Por causa disso, a professora defendeu que o foco do software é o conteúdo escolar e que os alunos não ficarão dependendo de um professor porque os interessados ainda poderão acessar o todo o material de casa, após se cadastrarem e escolherem a matéria específica.

Dandara contou ainda que irá apresentar a ideia internacionalmente no próximo mês. Ela e Cássia devem participar do VII Congresso Internacional Educación y Pedagogía Especial que acontecerá em Havana, Cuba, no dia 27 de junho. “Nós estamos muito animadas com a ideia e pretendemos expandir nossas fronteiras com essa apresentação”, argumentou.
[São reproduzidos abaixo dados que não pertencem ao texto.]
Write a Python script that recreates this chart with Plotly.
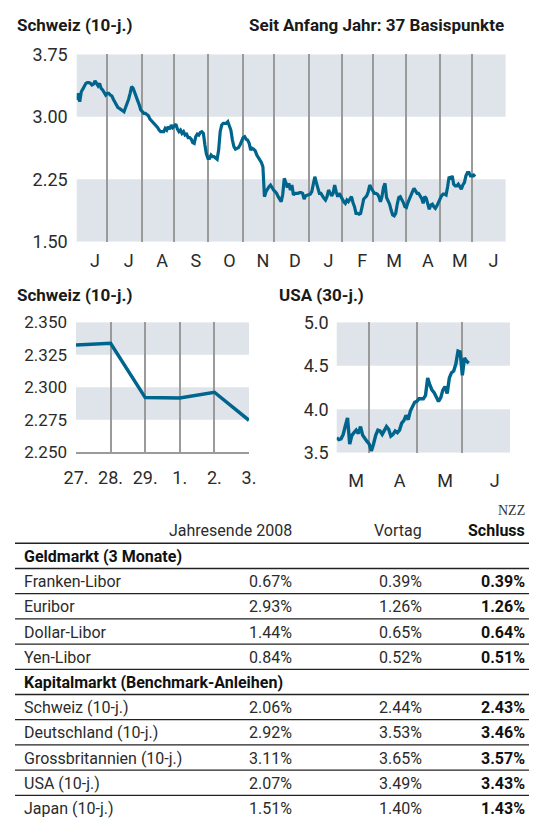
import plotly.graph_objects as go
import pandas as pd

# ---------------- data ----------------
# Schweiz 10-j. (daily, business days 2008-06-03 .. 2009-06-03)
ch_start, ch_end = "2008-06-03", "2009-06-03"
ch_values = [
    3.20, 3.28, 3.18, 3.30, 3.33, 3.37, 3.40, 3.41, 3.41, 3.40, 3.38, 3.39, 3.43, 3.40, 3.37, 3.40, 3.34, 3.32, 3.29, 3.26,
    3.28, 3.28, 3.26, 3.25, 3.21, 3.17, 3.13, 3.11, 3.10, 3.09, 3.08, 3.06, 3.11, 3.15, 3.21, 3.28, 3.36, 3.34, 3.28, 3.25, 3.19, 3.14, 3.08,
    3.06, 3.04, 3.04, 3.02, 3.01, 2.97, 2.95, 2.93, 2.91, 2.90, 2.87, 2.84, 2.82, 2.82, 2.82, 2.86, 2.84, 2.88, 2.85, 2.90, 2.87,
    2.89, 2.91, 2.85, 2.82, 2.84, 2.80, 2.82, 2.78, 2.79, 2.75, 2.75, 2.73, 2.69, 2.68, 2.76, 2.79, 2.78, 2.81, 2.82, 2.80, 2.66, 2.55,
    2.50, 2.50, 2.54, 2.52, 2.52, 2.50, 2.49, 2.60, 2.82, 2.90, 2.92, 2.92, 2.92, 2.94, 2.89, 2.84, 2.72, 2.64, 2.61, 2.62, 2.63, 2.66, 2.70,
    2.75, 2.76, 2.73, 2.72, 2.68, 2.60, 2.62, 2.61, 2.59, 2.54, 2.51, 2.49, 2.45, 2.40, 2.04, 2.10, 2.14, 2.16, 2.18, 2.14,
    2.12, 2.10, 2.08, 2.04, 2.01, 1.98, 2.07, 2.26, 2.21, 2.15, 2.20, 2.12, 2.18, 2.06, 2.08, 2.08, 2.08, 2.09, 2.09, 2.08, 2.01, 2.05, 2.06,
    2.06, 2.07, 2.10, 2.20, 2.28, 2.21, 2.13, 2.08, 2.08, 2.04, 2.02, 2.00, 2.04, 2.12, 2.09, 2.05, 2.08, 2.18, 2.10, 2.04, 2.08, 2.04,
    2.02, 1.98, 1.96, 2.00, 1.98, 2.02, 2.04, 1.97, 1.92, 1.84, 1.84, 1.83, 1.84, 1.92, 2.01, 2.03, 2.05, 2.10, 2.18, 2.14,
    2.10, 2.08, 2.08, 2.07, 2.04, 1.98, 2.04, 2.15, 2.20, 2.03, 1.99, 1.95, 1.88, 1.82, 1.81, 1.84, 1.95, 2.03, 2.04, 2.01, 1.97, 1.92,
    1.91, 1.97, 2.02, 2.06, 2.10, 2.14, 2.11, 2.08, 2.08, 2.05, 2.02, 1.96, 2.04, 2.02, 1.95, 1.89, 1.94, 1.95, 1.92, 1.90, 1.93, 1.98,
    2.01, 2.05, 2.07, 2.07, 2.06, 2.16, 2.28, 2.25, 2.29, 2.19, 2.17, 2.17, 2.19, 2.16, 2.13, 2.18, 2.21, 2.29, 2.33, 2.33, 2.29,
    2.29, 2.30, 2.28,
]
ch_xrange = ["2008-06-03", "2009-07-01"]
ch_month_starts = ["2008-07-01", "2008-08-01", "2008-09-01", "2008-10-01", "2008-11-03", "2008-12-01",
                   "2009-01-01", "2009-02-02", "2009-03-02", "2009-04-01", "2009-05-01", "2009-06-01"]
ch_label_dates = ["2008-06-19", "2008-07-21", "2008-08-20", "2008-09-19", "2008-10-21", "2008-11-20", "2008-12-19",
                  "2009-01-20", "2009-02-19", "2009-03-20", "2009-04-21", "2009-05-20", "2009-06-19"]
ch_month_labels = ["J", "J", "A", "S", "O", "N", "D", "J", "F", "M", "A", "M", "J"]
ch_yticks = [1.50, 2.25, 3.00, 3.75]

# Schweiz 10-j., last days
ch5_days = ["27.", "28.", "29.", "1.", "2.", "3."]
ch5_values = [2.3325, 2.3338, 2.2921, 2.2918, 2.2962, 2.2746]
ch5_yticks = [2.250, 2.275, 2.300, 2.325, 2.350]

# USA 30-j.
us_start, us_end = "2009-03-11", "2009-06-04"
us_values = [
    3.67, 3.65, 3.66, 3.71, 3.81, 3.90, 3.60, 3.70, 3.73, 3.76, 3.72, 3.80, 3.70, 3.66, 3.63,
    3.60, 3.52, 3.60, 3.70, 3.76, 3.75, 3.71, 3.76, 3.80, 3.77, 3.69, 3.71, 3.75, 3.73, 3.76, 3.84, 3.87, 3.93, 3.88, 3.98, 4.03, 4.08,
    4.09, 4.12, 4.12, 4.12, 4.16, 4.36, 4.28, 4.22, 4.19, 4.14, 4.09, 4.13, 4.22, 4.26, 4.18, 4.36, 4.42, 4.44, 4.52, 4.67, 4.66,
    4.39, 4.59, 4.55, 4.53,
]
us_xrange = ["2009-03-11", "2009-07-01"]
us_month_starts = ["2009-04-01", "2009-05-01", "2009-06-01"]
us_label_dates = ["2009-03-24", "2009-04-21", "2009-05-20", "2009-06-22"]
us_month_labels = ["M", "A", "M", "J"]
us_yticks = [3.5, 4.0, 4.5, 5.0]

# table
table_header = ["Jahresende 2008", "Vortag", "Schluss"]
money_title = "Geldmarkt (3 Monate)"
money_names = ["Franken-Libor", "Euribor", "Dollar-Libor", "Yen-Libor"]
money_yearend = ["0.67%", "2.93%", "1.44%", "0.84%"]
money_prev = ["0.39%", "1.26%", "0.65%", "0.52%"]
money_close = ["0.39%", "1.26%", "0.64%", "0.51%"]
capital_title = "Kapitalmarkt (Benchmark-Anleihen)"
capital_names = ["Schweiz (10-j.)", "Deutschland (10-j.)", "Grossbritannien (10-j.)", "USA (10-j.)", "Japan (10-j.)"]
capital_yearend = ["2.06%", "2.92%", "3.11%", "2.07%", "1.51%"]
capital_prev = ["2.44%", "3.53%", "3.65%", "3.49%", "1.40%"]
capital_close = ["2.43%", "3.46%", "3.57%", "3.43%", "1.43%"]

# ---------------- style ----------------
W, H = 537, 819
OFF = 8  # page body margin of the browser
FONT = "Roboto, 'Liberation Sans', Arial, sans-serif"
LINE = "#00658c"
BAND = "#dee4ea"
GRID = "#9a9a9a"
TXT = "#2b2b2b"


def px(x):
    return (x - OFF) / W


def py(y):
    return 1 - (y - OFF) / H


fig = go.Figure()

ch_dates = pd.bdate_range(ch_start, ch_end)
fig.add_trace(go.Scatter(x=ch_dates, y=ch_values, mode="lines",
                         line=dict(color=LINE, width=3.2), xaxis="x", yaxis="y", hoverinfo="skip"))
fig.add_trace(go.Scatter(x=list(range(len(ch5_days))), y=ch5_values, mode="lines",
                         line=dict(color=LINE, width=3.5), xaxis="x2", yaxis="y2", hoverinfo="skip"))
us_dates = pd.bdate_range(us_start, us_end)
fig.add_trace(go.Scatter(x=us_dates, y=us_values, mode="lines",
                         line=dict(color=LINE, width=3.4), xaxis="x3", yaxis="y3", hoverinfo="skip"))

tickfont = dict(family=FONT, size=18, color=TXT)
common = dict(automargin=False, zeroline=False, ticks="")

fig.update_layout(
    width=W, height=H, margin=dict(l=0, r=0, t=0, b=0, autoexpand=False),
    paper_bgcolor="white", plot_bgcolor="rgba(0,0,0,0)", showlegend=False,
    xaxis=dict(domain=[px(76.7), px(505.6)], anchor="y", type="date", range=ch_xrange,
               rangebreaks=[dict(bounds=["sat", "mon"])],
               tickmode="array", tickvals=ch_label_dates, ticktext=ch_month_labels,
               showgrid=False, showline=False, ticklabelstandoff=6, tickfont=tickfont,
               minor=dict(tickmode="array", tickvals=ch_month_starts, showgrid=True,
                          gridcolor=GRID, gridwidth=1.5, ticks=""), **common),
    yaxis=dict(domain=[py(241.7), py(54.2)], anchor="x", range=[1.5, 3.75],
               tickmode="array", tickvals=ch_yticks, tickformat=".2f",
               showgrid=False, showline=False, ticklabelstandoff=8, tickfont=tickfont, **common),
    xaxis2=dict(domain=[px(76), px(249)], anchor="y2", range=[0, len(ch5_days) - 1],
                tickmode="array", tickvals=list(range(len(ch5_days))), ticktext=ch5_days,
                showgrid=False, showline=True, linecolor=GRID, linewidth=1.5,
                ticklabelstandoff=8, tickfont=tickfont,
                minor=dict(tickmode="array", tickvals=list(range(1, len(ch5_days) - 1)), showgrid=True,
                           gridcolor=GRID, gridwidth=1.5, ticks=""), **common),
    yaxis2=dict(domain=[py(452.3), py(322.3)], anchor="x2", range=[2.25, 2.35],
                tickmode="array", tickvals=ch5_yticks, tickformat=".3f",
                showgrid=False, showline=False, ticklabelstandoff=8,
                tickfont=dict(family=FONT, size=17, color=TXT), **common),
    xaxis3=dict(domain=[px(336.7), px(510)], anchor="y3", type="date", range=us_xrange,
                rangebreaks=[dict(bounds=["sat", "mon"])],
                tickmode="array", tickvals=us_label_dates, ticktext=us_month_labels,
                showgrid=False, showline=False, ticklabelstandoff=15, tickfont=tickfont,
                minor=dict(tickmode="array", tickvals=us_month_starts, showgrid=True,
                           gridcolor=GRID, gridwidth=1.5, ticks=""), **common),
    yaxis3=dict(domain=[py(452.7), py(322.3)], anchor="x3", range=[3.5, 5.0],
                tickmode="array", tickvals=us_yticks, tickformat=".1f",
                showgrid=False, showline=False, ticklabelstandoff=7, tickfont=tickfont, **common),
)

# background bands
shapes = []
for xa, ya, bands in [("x", "y", [(3.00, 3.75), (1.50, 2.25)]),
                      ("x2", "y2", [(2.325, 2.350), (2.275, 2.300)]),
                      ("x3", "y3", [(4.5, 5.0), (3.5, 4.0)])]:
    for b0, b1 in bands:
        shapes.append(dict(type="rect", xref=f"{xa} domain", yref=ya, x0=0, x1=1, y0=b0, y1=b1,
                           fillcolor=BAND, line=dict(width=0), layer="below"))

annotations = []


def text(x, y, s, anchor="left", size=16, bold=False, color=TXT, family=FONT):
    annotations.append(dict(xref="paper", yref="paper", x=px(x), y=py(y), text=f"<b>{s}</b>" if bold else s,
                            showarrow=False, xanchor=anchor, yanchor="middle",
                            font=dict(family=family, size=size, color=color)))


# chart titles
text(15, 25, "Schweiz (10-j.)", size=17, bold=True, color="#1a1a1a")
text(506, 25, "Seit Anfang Jahr: 37 Basispunkte", anchor="right", size=17, bold=True, color="#1a1a1a")
text(15, 295, "Schweiz (10-j.)", size=17, bold=True, color="#1a1a1a")
text(276.5, 295, "USA (30-j.)", size=17, bold=True, color="#1a1a1a")

# table
COLS = [294, 423.5, 527]
text(527, 510, "NZZ", anchor="right", size=14, color="#333", family="'Liberation Serif', 'DejaVu Serif', serif")
text(COLS[0], 530, table_header[0], anchor="right")
text(COLS[1], 530, table_header[1], anchor="right")
text(COLS[2], 530, table_header[2], anchor="right", bold=True, color="#111")

ROW0, ROWH = 543.3, 25.2
rows = [("title", money_title)]
rows += [("row", (n, a, b, c)) for n, a, b, c in zip(money_names, money_yearend, money_prev, money_close)]
rows += [("title", capital_title)]
rows += [("row", (n, a, b, c)) for n, a, b, c in zip(capital_names, capital_yearend, capital_prev, capital_close)]

for k, (kind, content) in enumerate(rows):
    top = ROW0 + k * ROWH
    shapes.append(dict(type="line", xref="paper", yref="paper", x0=px(15), x1=px(531), y0=py(top), y1=py(top),
                       line=dict(color="#222", width=1.6 if k == 0 else 1.3)))
    yc = top + ROWH / 2 + 0.5
    if kind == "title":
        text(22, yc, content, bold=True, color="#111")
    else:
        n, a, b, c = content
        text(22, yc, n)
        text(COLS[0], yc, a, anchor="right")
        text(COLS[1], yc, b, anchor="right")
        text(COLS[2], yc, c, anchor="right", bold=True, color="#111")

fig.update_layout(shapes=shapes, annotations=annotations)
fig.write_html("out.html")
A estudante Cássia, que está no segundo ano do curso de informática no IFMT, contou que sempre pensou em produzir algo que pudesse auxiliar as pessoas com algum tipo de deficiência e a que a feira de ciências que participou foi a oportunidade perfeita.

A jovem, que é natural de Cáceres, afirmou que nunca havia saído nem da cidade natal quando, no mês passado, foi para Florianópolis apresentar a ideia. “Foi muito bom para a gente. Além dos vários contatos que fizemos e pessoas importantes da área que conhecemos, conseguimos um segundo lugar na categoria que disputamos. Foi tudo incrível”, relatou.

Ela revelou que a ideia por enquanto não tem patrocinadores e parceiros e que todo o financiamento tem sido feito com a ajuda de sua família e de Dandara. Entre as próximas missões das cientistas está conseguir a obtenção de parceiros e financiadores que queiram investir na ideia.

Cássia, que termina o curso no meio do ano que vem, relatou que pensa em fazer uma graduação em computação gráfica e que a única certeza que tem do futuro é que pretende seguir tocando o projeto Sida por um bom tempo.

“Estamos recebendo bastante reconhecimento, apesar de tudo ser tão novo. Pessoas da cidade e de fora que eu nem conheço já vieram me parabenizar pela ideia. Não passa na minha cabeça começar a me envolver de maneira séria com outro projeto, estou 100% focada nesse”, disse.

Didática
O professor Fábio Vieira de Souza Júnior, do curso de Letras/Libras da Universidade Federal de Mato Grosso (UFMT), explicou que a principal dificuldade em relação ao aprendizado dos surdos é com o material.

“A disponibilidade do material é uma questão sempre complicada. Ele quase sempre está em língua portuguesa e às vezes é difícil para quem só fala Libras. Entre as lutas da comunidade está a tentativa de fazer com que o Enem possa ter uma edição em Libras”, afirmou.

Ele contou que no quesito tecnologia, aplicativos de vídeo chamada como o Face time e o Skype são bastante difundidos entre os surdos. Além disso, existem aplicativos para celular que realizam a tradução entre Libras e outras línguas.

Sobre o projeto Sida, Fábio lembrou que é preciso cuidar dos conceitos em relação ao conteúdo escolar, mas que a iniciativa é extremamente satisfatória. “Pode ser uma forma de criar convenções de sinais. Existindo um registro, pode ser que haja uma preferência das pessoas”, argumentou.

O docente também elucidou que apesar de certo temor social, o termo surdo é o preferido entre a comunidade. “Na verdade, deficiência auditiva nós usamos para um contexto mais clínico, médico. Surdos é um conceito mais cultural e que as pessoas que têm a condição acabaram adotando e criando uma identificação”, contou.